第2話 天井桟敷で見た大学日本拳法
天井桟敷(てんじょうさじき:劇場で、後方の最上階に設けた低料金の席。)
昔はよく、東銀座にある歌舞伎座の「一見席」という、一幕だけを800円で見られるところで観ていました。歌舞伎とはどんなものかを知ろうという初心者と、「待ってました !」「○○屋 !」なんて、大きな声で掛け声をかける通の人とが一緒になって観る席。ベンチはあるのですが、込んでくると、ギュウギュウ押し込まれて、ほぼ立ち見状態。でも、一般の観客席で取り澄して観劇するのとは違う、面白みや興奮がありました。
フランス映画「天井桟敷の人々」とは、単に観客として観劇するのではなく、芝居に溶け込んで役者と一体化し、その演じる人生を、まるで自分の人生の如くにのめり込む(感情移入する → 鑑賞)という、いかにも自我(の観念)が強いフランス人らしさを知ることができる映画です。
昨年と同じく今年の大会も、三位決定戦・決勝戦が行なわれるマットのすぐ上の観客席、その通路で立ち見をすることができたのですが、今年の「天井桟敷で見た大学日本拳法」は、過去に観てきた大会では得られなかった大きな感動と共に、強い感心や深い関心を呼び起こしてくれました。
芝居でも大学日本拳法の試合でも、横にいる観客や後ろから覆い被さるように響く観客のどよめきや声援という「観劇・観戦環境」あっての「鑑賞」になると実感した次第です。

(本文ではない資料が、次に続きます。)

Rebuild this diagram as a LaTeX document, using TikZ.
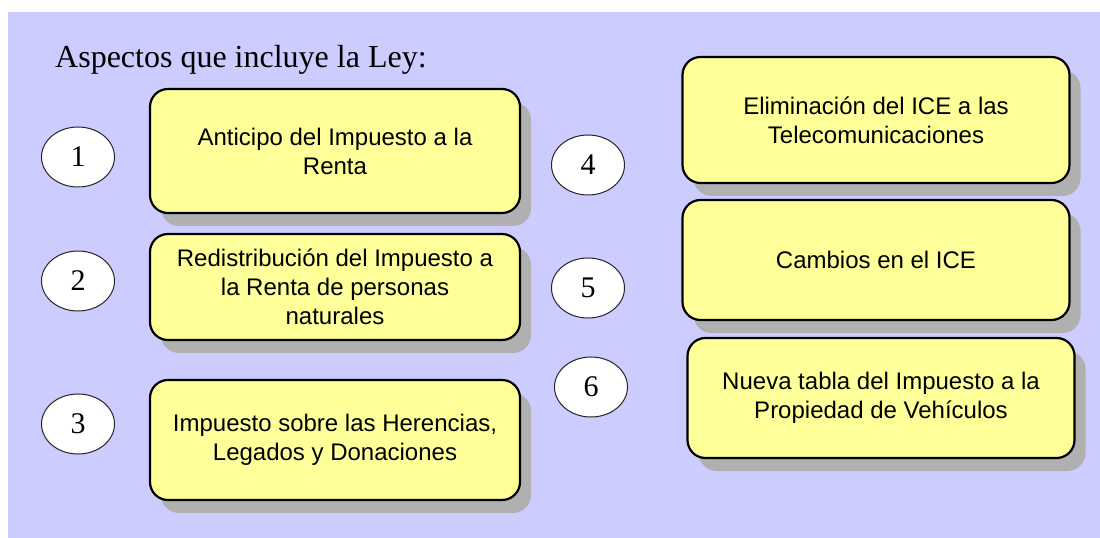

今回はその意味で、技術で観る大学日本拳法ではなく、よりスピリチュアル(精神的・霊的)、尚且つフィロソフィカル・哲理(人生や世界の本質にかかわる深い道理)的な大学日本拳法の楽しみ方ができました。(まあ、大学時代から技術なんてなかった私ですから、毎回このパターンなんですが。)